Neurons are the main "brain cells" involved in information processing, information storage, sensing input and generating output. Their cell bodies which and when many are packed together are known as grey matter and can be seen on the cortical surface and subcortical nuclei and brainstem nuclei and cerebellum and are peripherally called ganglia. The structure of individual neurons also varies depending on the individual role they play. Neurons are packed within the central nervous system at about 80,000 per mm3 of cortex and this is uniform across most of the cortex. The exception is the high density of 200,000 per mm3 in the primary visual cortex.

  • Neurons are highly variable in their appearance and the function they perform, from Purkinje cells of the cerebellum to those that lie in the retina (the eye is an outgrowth of the brain) and to hair cells in the auditory system. Neurons in their simplest form consist of one end with a cell body which receives input from the dendrites. It is the inputs here which if occurring together or closely related in time can cause the neuron to fire off an action potential. This arises on the distal side of the cell body at an area called the axon hillock. There is localised depolarisation and this, in turn, passes along the axon to the axon terminal with what are called terminal boutons at the end which releases neurotransmitters into a synaptic cleft and can cause depolarisation of the next neurone through its dendrites. Collections of cell bodies are the grey matter and the often myelinated "wire like" axons are the white matter.

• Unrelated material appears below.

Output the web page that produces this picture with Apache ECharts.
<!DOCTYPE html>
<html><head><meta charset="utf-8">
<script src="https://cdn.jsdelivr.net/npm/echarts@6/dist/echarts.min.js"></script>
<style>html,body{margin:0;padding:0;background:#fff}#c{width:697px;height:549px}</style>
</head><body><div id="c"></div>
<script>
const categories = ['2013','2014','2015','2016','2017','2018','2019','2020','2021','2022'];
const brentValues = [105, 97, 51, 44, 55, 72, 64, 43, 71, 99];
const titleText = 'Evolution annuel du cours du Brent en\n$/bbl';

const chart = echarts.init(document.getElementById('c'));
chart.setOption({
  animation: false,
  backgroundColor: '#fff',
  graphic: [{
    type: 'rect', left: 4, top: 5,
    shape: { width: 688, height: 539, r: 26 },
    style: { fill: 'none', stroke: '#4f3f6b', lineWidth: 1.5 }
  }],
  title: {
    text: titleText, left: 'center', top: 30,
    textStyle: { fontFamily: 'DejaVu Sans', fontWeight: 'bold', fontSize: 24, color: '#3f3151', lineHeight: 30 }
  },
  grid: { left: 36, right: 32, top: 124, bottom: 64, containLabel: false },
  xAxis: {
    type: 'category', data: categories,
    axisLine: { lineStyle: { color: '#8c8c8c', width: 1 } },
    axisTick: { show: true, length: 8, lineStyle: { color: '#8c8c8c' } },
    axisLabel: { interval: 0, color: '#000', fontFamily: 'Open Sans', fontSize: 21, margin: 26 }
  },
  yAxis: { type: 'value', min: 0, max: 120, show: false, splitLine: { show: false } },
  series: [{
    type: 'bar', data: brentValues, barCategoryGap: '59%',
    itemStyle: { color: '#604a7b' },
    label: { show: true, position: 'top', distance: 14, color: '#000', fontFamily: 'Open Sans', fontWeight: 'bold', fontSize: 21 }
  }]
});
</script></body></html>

  • Direction of information flow : input → dendrite neuron 1 → cell body → axon → terminal bouton → synapse → dendrite of neuron 2
  • Neurons have a cell nucleus surrounded by a soma or cell body rich in mitochondria, Golgi complexes, ribosomes, and smooth endoplasmic reticulum. Huge amounts of protein synthesis happen within the cell body and the dendrites but not in the axons. A sign of the protein production is the presence of Nissl substance which represents ribosomes. The axons transport substances including neurotransmitters, mitochondria, enzymes to make neurotransmitters from the cell body to the axon terminal. This is called anterograde flow. This is done actively using microtubules and molecules developed for the purpose. There are two kinds of anterograde transport - fast (30 cm/day) and slow (1 cm/day). Fast or rapid transplant carries proteins, vesicles, mitochondria. slow transport contains more structural elements. The soma also sends brain-derived neurotrophic factor which maintains axonal and synaptic health. Old organelles can be transported retrogradely at 15 cm/day. Anterograde transport uses tubulin and ATPases. Retrograde uses dynein ATPase. Retrograde transport is important in the pathogenesis of some diseases such as tetanus and rabies.